Legion said:
I don't know... I mean if you were really close to the high score...
Seriously though, this is pretty disturbing. I mean, I can understand being paralysed with fear, but to not even notice/react when it is happening right next to you is just wrong.
I wonder how the people who know them will react after seeing the footage/news.
It's actually very easy to do depending on the enviroment your used to, and how you've trained your reactions. As I've mentioned before I grew up in residential facilities and the like due to the way my brain damage effected me, I was pretty mssed up. However in such an enviroment you have kids flipping out all the time, fights, and of course teachers and staff doing all kinds of stupid things themselves. You also wind up having very limited/controlled time for everything, so you learn to zone it out and focus on whatever your doing, even when kids are say jumping off desks
and stuff in front of you.
It's also something I wound up refining when I worked casino security, because if I'm say writing a report on an incident I handled, I kind of have to zone out what else might be going on at any given moment, so I can do what I have to do, and then get back out there (so to speak).
There is also the general nature of organized crime in certain areas, combined with concern over penelties from the actual authorities for getting involved. The whole "Kitty Genevieve" incident really happened (it's referanced in Watchmen as well, Rorscharch's mask being made from her dress), that's a case where a girl was literally chased down and stabbed to death in front of a bunch of bystanders, but nobody wanted to get involved and intervene due to fear of the repercussions from tha law, both civil and criminal.

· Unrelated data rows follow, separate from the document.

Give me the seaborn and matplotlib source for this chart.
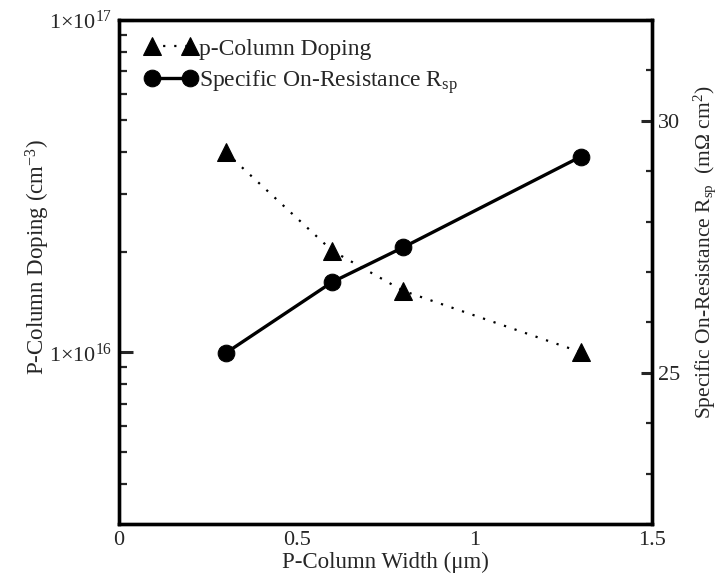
import matplotlib
matplotlib.use("Agg")
import matplotlib.pyplot as plt
import seaborn as sns
import pandas as pd
import numpy as np
from matplotlib.ticker import FixedLocator, MultipleLocator, LogLocator, NullFormatter, FixedFormatter

width_um = [0.3, 0.6, 0.8, 1.3]
doping = [4.0e16, 2.02e16, 1.53e16, 1.0e16]
rsp = [25.39, 26.80, 27.49, 29.29]

sns.set_theme(style="white")
plt.rcParams['font.family'] = ['Liberation Serif', 'DejaVu Serif']
plt.rcParams['mathtext.fontset'] = 'custom'
plt.rcParams['mathtext.rm'] = 'Liberation Serif'
plt.rcParams['mathtext.it'] = 'Liberation Serif:italic'

df1 = pd.DataFrame({"w": width_um, "d": doping})
df2 = pd.DataFrame({"w": width_um, "r": rsp})

W, H = 722, 574
L, R, T, B = 119, 652, 20, 524
fig = plt.figure(figsize=(W/100, H/100), dpi=100)
ax = fig.add_axes([L/W, 1-B/H, (R-L)/W, (B-T)/H])
ax2 = ax.twinx()

sns.lineplot(data=df1, x="w", y="d", ax=ax, color="black", linestyle=(0, (1, 4)),
             marker="^", markersize=13, markeredgecolor="black", linewidth=1.6,
             label="p-Column Doping", legend=False)
sns.lineplot(data=df2, x="w", y="r", ax=ax2, color="black", linestyle="-",
             marker="o", markersize=12, markeredgecolor="black", linewidth=2.4,
             label="Specific On-Resistance R$_{\\mathrm{sp}}$", legend=False)

ax.set_yscale("log")
ax.set_ylim(3.04e15, 1e17)
ax.set_xlim(0, 1.5)
ax2.set_ylim(22, 32)

fs = 16
ax.set_xticks([0, 0.5, 1, 1.5])
ax.set_xticklabels(["0", "0.5", "1", "1.5"], fontsize=fs)
ax.xaxis.set_minor_locator(MultipleLocator(0.1))
ax.yaxis.set_major_locator(FixedLocator([1e16, 1e17]))
ax.yaxis.set_major_formatter(FixedFormatter(["1×10$^{16}$", "1×10$^{17}$"]))
ax.yaxis.set_minor_locator(LogLocator(base=10, subs=np.arange(2, 10)))
ax.yaxis.set_minor_formatter(NullFormatter())
for t in ax.get_yticklabels():
    t.set_fontsize(fs)

ax2.yaxis.set_major_locator(FixedLocator([25, 30]))
ax2.set_yticklabels(["25", "30"], fontsize=fs)
ax2.yaxis.set_minor_locator(MultipleLocator(1))

for a in (ax, ax2):
    for s in a.spines.values():
        s.set_linewidth(2.4)
        s.set_color("black")
ax.tick_params(axis="y", which="major", direction="in", length=10, width=2.2, pad=5)
ax.tick_params(axis="y", which="minor", direction="in", length=5.5, width=1.6)
ax.tick_params(axis="x", which="major", direction="in", length=7, width=1.6, pad=5)
ax.tick_params(axis="x", which="minor", direction="in", length=6, width=1.6)
ax2.tick_params(axis="y", which="major", direction="in", length=8, width=2.2, pad=4)
ax2.tick_params(axis="y", which="minor", direction="in", length=4, width=1.6)
ax.tick_params(axis="x", which="both", top=False)
ax.tick_params(axis="y", which="both", right=False)

ax.set_xlabel("P-Column Width (μm)", fontsize=16.5)
ax.xaxis.set_label_coords(0.5, -(562 - B) / (B - T), transform=ax.transAxes)
ax.xaxis.label.set_va("center")
ax.set_ylabel("P-Column Doping (cm$^{-3}$)", fontsize=16.5)
ax.yaxis.set_label_coords((38 - L) / (R - L), 0.53, transform=ax.transAxes)
ax.yaxis.label.set_va("center")
ax2.set_ylabel("Specific On-Resistance R$_{\\mathrm{sp}}$  (mΩ cm$^{2}$)", fontsize=15.5)
ax2.yaxis.set_label_coords((705 - L) / (R - L), 0.54, transform=ax2.transAxes)
ax2.yaxis.label.set_va("center")

h1, l1 = ax.get_legend_handles_labels()
h2, l2 = ax2.get_legend_handles_labels()
ax.legend(h1 + h2, l1 + l2, loc="upper left", frameon=False, fontsize=17,
          bbox_to_anchor=((145 - L) / (R - L), (B - 38) / (B - T)),
          handlelength=2.2, handletextpad=0.08, borderaxespad=0,
          labelspacing=0.37, borderpad=0, numpoints=2)

fig.savefig("out.png", dpi=100)
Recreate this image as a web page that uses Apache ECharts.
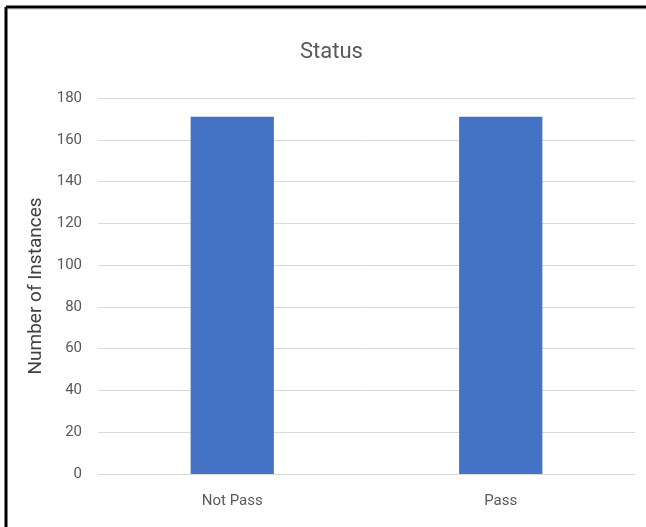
<!DOCTYPE html>
<html>
<head>
<meta charset="utf-8">
<script src="https://cdn.jsdelivr.net/npm/echarts@6/dist/echarts.min.js"></script>
<style>
  html, body { margin: 0; padding: 0; background: #fff; }
  #chart { width: 646px; height: 527px; }
</style>
</head>
<body>
<div id="chart"></div>
<script>
const categories = ['Not Pass', 'Pass'];
const counts = [171, 171];
const yTicks = [0, 20, 40, 60, 80, 100, 120, 140, 160, 180];

const font = '"Liberation Sans Narrow", "Roboto", sans-serif';
const chart = echarts.init(document.getElementById('chart'));

const option = {
  backgroundColor: '#ffffff',
  animation: false,
  title: {
    text: 'Status',
    left: 295,
    top: 36,
    textStyle: { fontFamily: font, fontSize: 22, fontWeight: 'normal', color: '#595959' }
  },
  grid: { left: 98, right: 11, top: 98, bottom: 53 },
  graphic: [
    { type: 'line', shape: { x1: 6, y1: 7, x2: 6, y2: 527 }, style: { stroke: '#000', lineWidth: 3 } },
    { type: 'line', shape: { x1: 6, y1: 7, x2: 646, y2: 7 }, style: { stroke: '#000', lineWidth: 3 } },
    { type: 'line', shape: { x1: 8, y1: 9.5, x2: 646, y2: 9.5 }, style: { stroke: '#e0e0e0', lineWidth: 1 } }
  ],
  xAxis: {
    type: 'category',
    data: categories,
    axisLine: { show: true, lineStyle: { color: '#d9d9d9', width: 1 } },
    axisTick: { show: false },
    axisLabel: { fontFamily: font, fontSize: 15, color: '#595959', margin: 20 }
  },
  yAxis: {
    type: 'value',
    min: yTicks[0],
    max: yTicks[yTicks.length - 1],
    interval: 20,
    name: 'Number of Instances',
    nameLocation: 'middle',
    nameGap: 45,
    nameTextStyle: { fontFamily: font, fontSize: 19, color: '#404040' },
    axisLine: { show: false },
    axisTick: { show: false },
    axisLabel: { fontFamily: font, fontSize: 15, color: '#595959', margin: 16 },
    splitLine: { lineStyle: { color: '#d9d9d9', width: 1 } }
  },
  series: [
    {
      name: 'Status',
      type: 'bar',
      data: counts,
      barWidth: '31%',
      itemStyle: { color: '#4472c4' }
    }
  ]
};

option && chart.setOption(option);
</script>
</body>
</html>
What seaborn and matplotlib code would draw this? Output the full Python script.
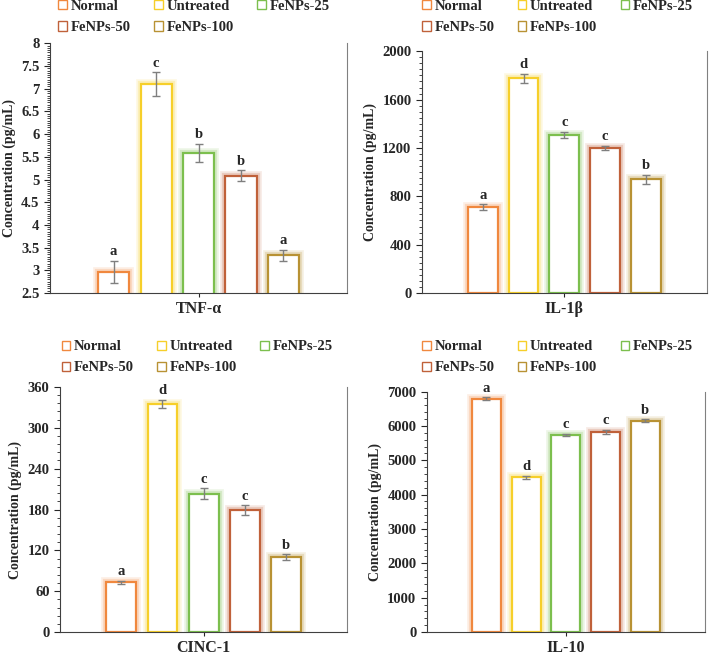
import numpy as np
import pandas as pd
import matplotlib
matplotlib.use("Agg")
import matplotlib.pyplot as plt
import matplotlib.patheffects as pe
from matplotlib.patches import Patch
from matplotlib.ticker import MultipleLocator, FuncFormatter
import seaborn as sns

sns.set_theme(style="ticks")
plt.rcParams['font.family'] = ['Liberation Serif', 'DejaVu Serif']
plt.rcParams['font.weight'] = 'bold'
plt.rcParams['axes.labelweight'] = 'bold'

# ---- data ----
groups = ["Normal", "Untreated", "FeNPs-25", "FeNPs-50", "FeNPs-100"]
colors = ["#F0883E", "#F6CF2A", "#7CBF4E", "#C0613A", "#B89234"]

tnf_mean = [2.97, 7.10, 5.58, 5.08, 3.33]
tnf_err = [0.24, 0.26, 0.20, 0.12, 0.12]
tnf_letters = ["a", "c", "b", "b", "a"]

il1b_mean = [708, 1775, 1310, 1200, 940]
il1b_err = [25, 40, 25, 20, 35]
il1b_letters = ["a", "d", "c", "c", "b"]

cinc_mean = [73, 335, 203, 179, 110]
cinc_err = [2, 6, 8, 7, 4]
cinc_letters = ["a", "d", "c", "c", "b"]

il10_mean = [6790, 4500, 5730, 5830, 6150]
il10_err = [40, 40, 30, 60, 40]
il10_letters = ["a", "d", "c", "c", "b"]

panels = [
    # name, means, errs, letters, ylim, major, minor, axes rect, legend anchor
    ("TNF-α", tnf_mean, tnf_err, tnf_letters, (2.5, 8), 0.5, 0.05,
     [0.0705, 0.554, 0.419, 0.380], (0.082, 1.0)),
    ("IL-1β", il1b_mean, il1b_err, il1b_letters, (0, 2000), 400, 50,
     [0.595, 0.554, 0.402, 0.368], (0.595, 1.0)),
    ("CINC-1", cinc_mean, cinc_err, cinc_letters, (0, 360), 60, 12,
     [0.0846, 0.038, 0.405, 0.373], (0.087, 0.482)),
    ("IL-10", il10_mean, il10_err, il10_letters, (0, 7000), 1000, 200,
     [0.602, 0.038, 0.392, 0.366], (0.595, 0.482)),
]

# legend is filled column by column -> order so rows read like the original
legend_order = [0, 3, 1, 4, 2]

fig = plt.figure(figsize=(7.09, 6.57), dpi=100)

for name, means, errs, letters, ylim, major, minor, rect, anchor in panels:
    ax = fig.add_axes(rect)
    df = pd.DataFrame({"cytokine": name, "group": groups, "value": means})
    sns.barplot(data=df, x="cytokine", y="value", hue="group", hue_order=groups,
                palette=colors, errorbar=None, width=0.715, gap=0.27,
                legend=False, ax=ax)

    # outline bars with soft glow
    for patch, c, m, e, lt in zip(ax.patches, colors, means, errs, letters):
        patch.set_facecolor("white")
        patch.set_edgecolor(c)
        patch.set_linewidth(1.6)
        patch.set_path_effects([
            pe.Stroke(linewidth=7, foreground=c, alpha=0.13),
            pe.Stroke(linewidth=4.5, foreground=c, alpha=0.22),
            pe.Normal(),
        ])
        xc = patch.get_x() + patch.get_width() / 2
        ax.errorbar(xc, m, yerr=e, color="#7f7f7f", lw=1, capsize=3,
                    capthick=1, zorder=5)
        ax.annotate(lt, (xc, m + e), xytext=(0, 2), textcoords="offset points",
                    ha="center", va="bottom", fontsize=10.5, fontweight="bold")

    ax.set_ylim(*ylim)
    ax.set_xlim(-0.5, 0.5)
    ax.yaxis.set_major_locator(MultipleLocator(major))
    ax.yaxis.set_minor_locator(MultipleLocator(minor))
    ax.yaxis.set_major_formatter(FuncFormatter(lambda v, p: f"{v:g}"))
    ax.tick_params(axis="y", which="major", length=4, width=0.8, labelsize=10.5)
    ax.tick_params(axis="y", which="minor", length=2, width=0.6)
    ax.tick_params(axis="x", length=3, width=0.8, labelsize=11.5, pad=2.5)
    for t in ax.get_xticklabels() + ax.get_yticklabels():
        t.set_fontweight("bold")
    ax.set_xlabel("")
    ax.set_ylabel("Concentration (pg/mL)", fontsize=10, fontweight="bold")
    ax.spines["top"].set_visible(False)
    for s in ["left", "bottom", "right"]:
        ax.spines[s].set_color("#404040")
        ax.spines[s].set_linewidth(0.8)
    ax.spines["right"].set_color("#808080")

    handles = [Patch(facecolor="white", edgecolor=c, linewidth=1) for c in colors]
    ax.legend([handles[i] for i in legend_order], [groups[i] for i in legend_order],
              ncol=3, loc="upper left", bbox_to_anchor=anchor,
              bbox_transform=fig.transFigure, frameon=False, borderpad=0,
              borderaxespad=0, handlelength=0.6, handleheight=0.6,
              handletextpad=0.25, columnspacing=1.6, labelspacing=0.55,
              prop={"size": 10.5, "weight": "bold"})

fig.savefig("out.png", dpi=100)
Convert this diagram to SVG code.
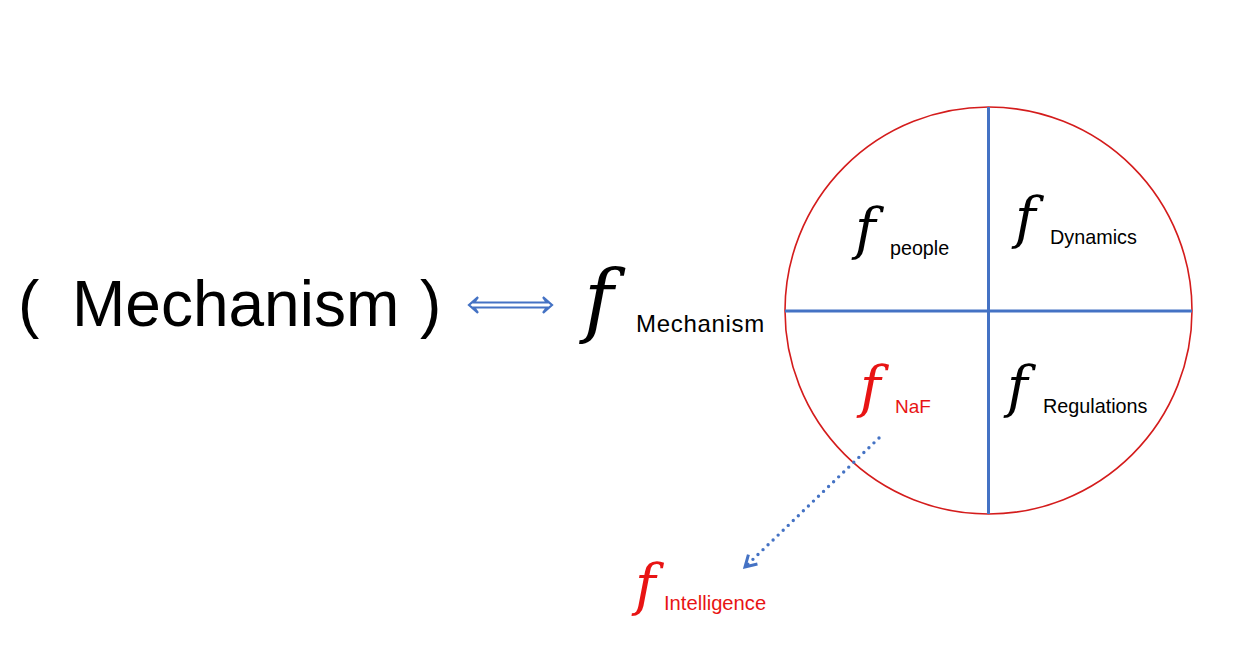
<svg xmlns="http://www.w3.org/2000/svg" width="1246" height="669" viewBox="0 0 1246 669">
<style>
.sans{font-family:"Liberation Sans",Arial,sans-serif;}
.fn{font-family:"DejaVu Serif","Liberation Serif",serif;}
.blk{fill:#000;}
.red{fill:#E81414;}
.blue{stroke:#4472C4;fill:none;}
</style>
<defs>
<marker id="chev" viewBox="0 0 16 16" refX="13" refY="8" markerWidth="16" markerHeight="16" markerUnits="userSpaceOnUse" orient="auto">
<path d="M2,1.5 L13,8 L2,14.5" fill="none" stroke="#4472C4" stroke-width="3" stroke-linejoin="miter"/>
</marker>
</defs>
<rect width="1246" height="669" fill="#fff"/>

<g id="left-label">
<text class="sans blk" x="18" y="326" font-size="64">(</text>
<text class="sans blk" x="72" y="326" font-size="64">Mechanism</text>
<text class="sans blk" x="420" y="326" font-size="64">)</text>
</g>

<g id="f-mechanism">
<text class="fn blk" x="584" y="327" font-size="80">𝑓</text>
<text class="sans blk" x="636" y="332" font-size="24" letter-spacing="0.7">Mechanism</text>
</g>

<g id="circle">
<circle cx="988.5" cy="310.5" r="203.5" fill="none" stroke="#D41C1C" stroke-width="1.6"/>
<line class="blue" x1="988.5" y1="107" x2="988.5" y2="514" stroke-width="3"/>
<line class="blue" x1="785" y1="311" x2="1192" y2="311" stroke-width="3"/>
</g>

<g id="f-people">
<text class="fn blk" x="855" y="248" font-size="56">𝑓</text>
<text class="sans blk" x="890" y="255" font-size="19.7">people</text>
</g>
<g id="f-dynamics">
<text class="fn blk" x="1015" y="237" font-size="56">𝑓</text>
<text class="sans blk" x="1050" y="244" font-size="19.8">Dynamics</text>
</g>
<g id="f-naf">
<text class="fn red" x="860" y="406" font-size="56">𝑓</text>
<text class="sans red" x="895" y="413" font-size="19">NaF</text>
</g>
<g id="f-regulations">
<text class="fn blk" x="1007" y="406" font-size="56">𝑓</text>
<text class="sans blk" x="1043" y="413" font-size="19.8">Regulations</text>
</g>
<g id="f-intelligence">
<text class="fn red" x="635" y="604" font-size="56">𝑓</text>
<text class="sans red" x="664" y="610" font-size="20.2">Intelligence</text>
</g>

<g id="connectors">
<path class="blue" stroke-width="2.2" d="M478,297 L469,305 L478,313 M478,297 L474,302.5 L547,302.5 L543,297 M478,313 L474,307.5 L547,307.5 L543,313 M543,297 L552,305 L543,313"/>
<line class="blue" x1="879" y1="438" x2="745" y2="567" stroke-width="3.4" stroke-linecap="round" stroke-dasharray="0 7" marker-end="url(#chev)"/>
</g>
</svg>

The point being is that fear of either element is why someone might intentionally "zone out" and act like nothing is happening, and if they come from an enviroment where "it's better to not get involved" has been a survival mechanism for a while, this can be pretty common. Understand that one display of power made by criminals, even here in the US, is how some gang banger might come up and blow some dude away in the middle of the street in front of witnesses. The point being that nobody is going to say or do crap because they are afraid of what his people are going to do to them if they do.
You'll notice that while terrifying, the lack of reaction among the lady we're paticularly looking at also kept her out of the press, which could very well be the entire point.... it worked, and thus such behavior is encouraged.
Now I'm not saying any of these things are nessicarly true in this situation, just that I understand how it can happen, and we also see it in the US.
To be honest I blame liberals in the US for a lot of it. No matter how many times we've effectively tried to extend "good samaritan" type laws to extend to people intervening in assaults, they inevitably wind up backfiring. Complaints about excessive force, discrimination, or seriously slamming people who *ahem* didn't know what was going on, when they get involved. Heck, it's gotten to the point where there is so much anti-violence garbage and protection/recourse for criminals that you can't even defend your own home in many cases without opening up
the possibility of being sued by say a gun toting intruder.
Case in point, your walking down the street, some dude comes running out chasing a girl with a butcher knife and grabs her. If you jump in and take the guy down with extreme predjudice, using whatever is at hand, and really there is no other way to fight if you don't want to risk getting yourself killed or prevent him from stabbing anyone else, you open up all kinds of doors if it's some kind of domestic and they both claim "they were just playing", or how you misunderstood the situation. If the guy happens to be a minority and your not, he can also play the race card and say your reaction was based on discrimination. Even if you can protect yourself criminally, that doesn't mean you can protect yourself civilly if he comes after you for injuries, damage to reputation, or whatever other piece of garbage could be thrown at you. In some states it's outright illegal to intervene, since anyone in a confrontation is under obligation to flee, as a way of cutting down on general violence. As a citizen unless your personally threatened and for some reason unable to flee the scene, your only legal recourse is to try and contact the authorities. The arguement being bureaucratically that it's better to have a few people stabbed to death (or whatever) while nobody reacts than open the door to thousands of ambigious cases of assault, self defense, etc... many of which are going to carry every legal trick in the book on both sides (claims of discrimination, etc...) which represent a "no win scenario" for the state where it's going to take flak no matter what it does, as well as spending tons of resources prosecuting what
could be very long and complicated cases.
In short we live in a truely borked world, while I don't agree with this, I at least understand it. I especially understand it when you consider the sheer level of power organized crime has in Asia, and we're probably dealing with a lot of relatively poor people involved in that. After all the crowd was using systems to game in an internet cafe, which while not uncommon (yet) puts them outside the group of increasingly successful Koreans who have their own computers (which is growing apparently). Right now you can make a degree of "class" judgement simply based on an enviroment, more so than you might have been able to in years past. As I said above, this could very well be a case where everyone involved figures the stabbing is gang/organized crime related, and nobody says/does anything or reacts out of fear. Some are just better/more trained than others. Their perspective could very well be it's better to let someone get butchered and do absolutly nothing, than be the next one butchered.